Le spectacle tirait sa force, en 2005, de la direction d’un Esa‑Pekka Salonen sublime, qui, à travers Tristan, anticipait Pelléas. Sans l’égaler, Valery Gergiev, Semyon Bychkov, Philippe Jordan se situaient très haut. Tel n’est pas le cas de Gustavo Dudamel, incapable de créer la moindre tension, se bornant à accompagner les chanteurs sans les porter, dénué de sensualité au deuxième acte, n’offrant que quelques très brefs moments de grâce ici ou là, attendant la mort d’Isolde pour inspirer enfin ses musiciens. Un très bel orchestre impeccablement tenu ne fait pas un Tristan. De quoi s’interroger une fois de plus sur sa vocation de chef de théâtre. Question de répertoire ? Sa Turandot, par exemple, avait laissé meilleur souvenir. Gustavo Dudamel était‑il vraiment le meilleur candidat pour l’Opéra de Paris ?
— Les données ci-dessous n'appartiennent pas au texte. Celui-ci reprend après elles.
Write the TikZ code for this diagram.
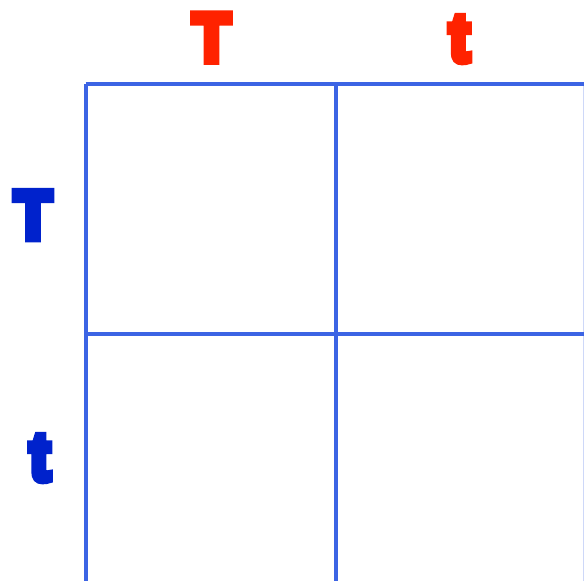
\documentclass[tikz,border=0pt]{standalone}
\usepackage{fontspec}
\newfontfamily\heavyfont{Liberation Sans Bold}[FakeBold=11]
\definecolor{gridblue}{RGB}{60,100,228}
\definecolor{labred}{RGB}{255,34,0}
\definecolor{labblue}{RGB}{0,34,204}
\begin{document}
\begin{tikzpicture}[x=1pt,y=-1pt,
  gridline/.style={draw=gridblue,line width=4pt},
  lab/.style={anchor=base,inner sep=0pt,font=\heavyfont\fontsize{68}{68}\selectfont,xscale=0.9}]
\useasboundingbox (0,0) rectangle (584,581);
\fill[white] (0,0) rectangle (584,581);
% grid
\draw[gridline] (85.5,83.5) -- (590,83.5);
\draw[gridline] (85.5,334) -- (590,334);
\draw[gridline] (85.5,83.5) -- (85.5,590);
\draw[gridline] (336,83.5) -- (336,590);
\draw[gridline,draw opacity=0.25] (585,83.5) -- (585,590);
% labels
\node[lab,text=labred] (cT) at (211.5,61) {T};
\node[lab,text=labred] (ct) at (459.5,61) {t};
\node[lab,text=labblue] (rT) at (33,238.5) {T};
\node[lab,text=labblue] (rt) at (40,480) {t};
\end{tikzpicture}
\end{document}
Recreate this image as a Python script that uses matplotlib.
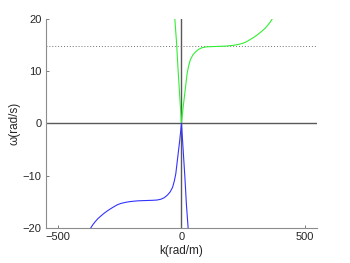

La distribution n’atteint pas non plus le niveau d’une grande scène internationale. Mary Elizabeth Williams, qu’on a pu apprécier ailleurs, en Abigaille de Nabucco par exemple, n’offre en Isolde qu’un timbre ingrat, des registres troués l’empêchant de phraser, des aigus forcés, autant de rédhibitoires défauts que ne peuvent racheter quelques belles demi‑teintes. La beauté du timbre, le modelé du phrasé, on les trouve chez Okka von der Damerau, avec de superbes appels au deuxième acte, de quoi faire regretter la pauvreté de la caractérisation. Le Tristan de Michael Weinius promet au premier acte, s’épuise malheureusement au deuxième, victime comme Isolde d’un orchestre oublieux de la modestie de leurs moyens. Il assure au troisième, soucieux de garder la maîtrise de sa voix, quitte à ne pas aller au bout des mots de la souffrance : on n’entend pas le délire de Tristan. Les derniers rois Marke de Bastille s’appelaient Franz‑Joseph Selig et René Pape : la noblesse fatiguée d’Eric Owens, de toute façon plus baryton que basse, ne fait que raviver leur souvenir. Et l’on attendrait Kurwenal plus tenu et passant mieux la rampe que l’honnête Ryan Speedo Green. Que Neal Cooper fasse un excellent Melot, que Maciej Kwanikowski raffine son Marin et son Berger, que Tomasz Kumięga se remarque en Pilote, ne change malheureusement pas grand-chose. Un Tristan à revoir, mais seulement à revoir.